**Set task:**
Transcribe every line exactly. Leave the pictures behind.

**Source data:**
****************************************
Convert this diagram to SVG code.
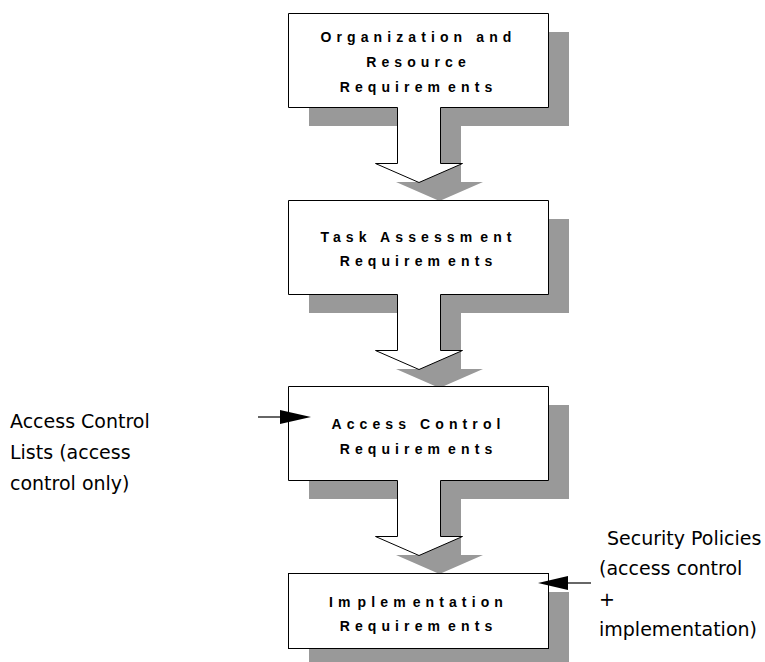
<svg xmlns="http://www.w3.org/2000/svg" width="765" height="662" viewBox="0 0 765 662">
  <style>
    .shadow { fill: #999999; stroke: none; }
    .shape { fill: #ffffff; stroke: #000000; stroke-width: 1; stroke-linejoin: miter; }
    .label { font-family: "Liberation Sans", Arial, sans-serif; font-weight: bold; font-size: 14px; letter-spacing: 5.1px; text-anchor: middle; fill: #000000; }
    .note { font-family: "DejaVu Sans", Verdana, sans-serif; font-size: 19px; fill: #000000; }
    .lead { stroke: #000000; stroke-width: 1.2; fill: none; }
    .head { fill: #000000; stroke: none; }
  </style>
  <defs>
    <!-- box with a downward block arrow hanging from its bottom edge -->
    <path id="boxArrow" d="M288,0 H548 V94 H440 V150 H462 L418.5,169 L375,150 H397 V94 H288 Z"/>
  </defs>
  <rect x="0" y="0" width="765" height="662" fill="#ffffff"/>

  <g id="node-organization">
    <use href="#boxArrow" class="shadow" transform="translate(21,32)"/>
    <use href="#boxArrow" class="shape" transform="translate(0.5,13.5)"/>
    <text class="label" x="418.5" y="41.5">Organization and</text>
    <text class="label" x="418.5" y="66.5">Resource</text>
    <text class="label" x="418.5" y="91.5">Requirem<tspan dx="-6"> </tspan>ents</text>
  </g>

  <g id="node-task">
    <use href="#boxArrow" class="shadow" transform="translate(21,219)"/>
    <use href="#boxArrow" class="shape" transform="translate(0.5,200.5)"/>
    <text class="label" x="418.5" y="241.5">Task Assessm<tspan dx="-6"> </tspan>ent</text>
    <text class="label" x="418.5" y="266">Requirem<tspan dx="-6"> </tspan>ents</text>
  </g>

  <g id="node-access">
    <use href="#boxArrow" class="shadow" transform="translate(21,405)"/>
    <use href="#boxArrow" class="shape" transform="translate(0.5,386.5)"/>
    <text class="label" x="418.5" y="428.5">Access Control</text>
    <text class="label" x="418.5" y="453.5">Requirem<tspan dx="-6"> </tspan>ents</text>
  </g>

  <g id="node-implementation">
    <rect class="shadow" x="309" y="592" width="260" height="75"/>
    <rect class="shape" x="288.5" y="573.5" width="260" height="75"/>
    <text class="label" x="418.5" y="606.5">Im<tspan dx="-7"> </tspan>plem<tspan dx="-7"> </tspan>entation</text>
    <text class="label" x="418.5" y="630.5">Requirem<tspan dx="-6"> </tspan>ents</text>
  </g>

  <g id="node-acl-note">
    <text class="note" x="10" y="428">Access Control</text>
    <text class="note" x="10" y="459">Lists (access</text>
    <text class="note" x="10" y="490">control only)</text>
  </g>

  <g id="node-policy-note">
    <text class="note" x="607" y="545">Security Policies</text>
    <text class="note" x="599" y="575">(access control</text>
    <text class="note" x="599" y="606">+</text>
    <text class="note" x="599" y="636">implementation)</text>
  </g>

  <g id="connectors">
    <line class="lead" x1="258" y1="417" x2="282" y2="417"/>
    <polygon class="head" points="280,410 311,417 280,424"/>
    <line class="lead" x1="566" y1="583" x2="591" y2="583"/>
    <polygon class="head" points="568,576 538,583 568,590"/>
  </g>
</svg>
****************************************
**Exercise output:**
Convert this diagram to SVG code.
<svg xmlns="http://www.w3.org/2000/svg" width="765" height="662" viewBox="0 0 765 662">
  <style>
    .shadow { fill: #999999; stroke: none; }
    .shape { fill: #ffffff; stroke: #000000; stroke-width: 1; stroke-linejoin: miter; }
    .label { font-family: "Liberation Sans", Arial, sans-serif; font-weight: bold; font-size: 14px; letter-spacing: 5.1px; text-anchor: middle; fill: #000000; }
    .note { font-family: "DejaVu Sans", Verdana, sans-serif; font-size: 19px; fill: #000000; }
    .lead { stroke: #000000; stroke-width: 1.2; fill: none; }
    .head { fill: #000000; stroke: none; }
  </style>
  <defs>
    <!-- box with a downward block arrow hanging from its bottom edge -->
    <path id="boxArrow" d="M288,0 H548 V94 H440 V150 H462 L418.5,169 L375,150 H397 V94 H288 Z"/>
  </defs>
  <rect x="0" y="0" width="765" height="662" fill="#ffffff"/>

  <g id="node-organization">
    <use href="#boxArrow" class="shadow" transform="translate(21,32)"/>
    <use href="#boxArrow" class="shape" transform="translate(0.5,13.5)"/>
    <text class="label" x="418.5" y="41.5">Organization and</text>
    <text class="label" x="418.5" y="66.5">Resource</text>
    <text class="label" x="418.5" y="91.5">Requirem<tspan dx="-6"> </tspan>ents</text>
  </g>

  <g id="node-task">
    <use href="#boxArrow" class="shadow" transform="translate(21,219)"/>
    <use href="#boxArrow" class="shape" transform="translate(0.5,200.5)"/>
    <text class="label" x="418.5" y="241.5">Task Assessm<tspan dx="-6"> </tspan>ent</text>
    <text class="label" x="418.5" y="266">Requirem<tspan dx="-6"> </tspan>ents</text>
  </g>

  <g id="node-access">
    <use href="#boxArrow" class="shadow" transform="translate(21,405)"/>
    <use href="#boxArrow" class="shape" transform="translate(0.5,386.5)"/>
    <text class="label" x="418.5" y="428.5">Access Control</text>
    <text class="label" x="418.5" y="453.5">Requirem<tspan dx="-6"> </tspan>ents</text>
  </g>

  <g id="node-implementation">
    <rect class="shadow" x="309" y="592" width="260" height="75"/>
    <rect class="shape" x="288.5" y="573.5" width="260" height="75"/>
    <text class="label" x="418.5" y="606.5">Im<tspan dx="-7"> </tspan>plem<tspan dx="-7"> </tspan>entation</text>
    <text class="label" x="418.5" y="630.5">Requirem<tspan dx="-6"> </tspan>ents</text>
  </g>

  <g id="node-acl-note">
    <text class="note" x="10" y="428">Access Control</text>
    <text class="note" x="10" y="459">Lists (access</text>
    <text class="note" x="10" y="490">control only)</text>
  </g>

  <g id="node-policy-note">
    <text class="note" x="607" y="545">Security Policies</text>
    <text class="note" x="599" y="575">(access control</text>
    <text class="note" x="599" y="606">+</text>
    <text class="note" x="599" y="636">implementation)</text>
  </g>

  <g id="connectors">
    <line class="lead" x1="258" y1="417" x2="282" y2="417"/>
    <polygon class="head" points="280,410 311,417 280,424"/>
    <line class="lead" x1="566" y1="583" x2="591" y2="583"/>
    <polygon class="head" points="568,576 538,583 568,590"/>
  </g>
</svg>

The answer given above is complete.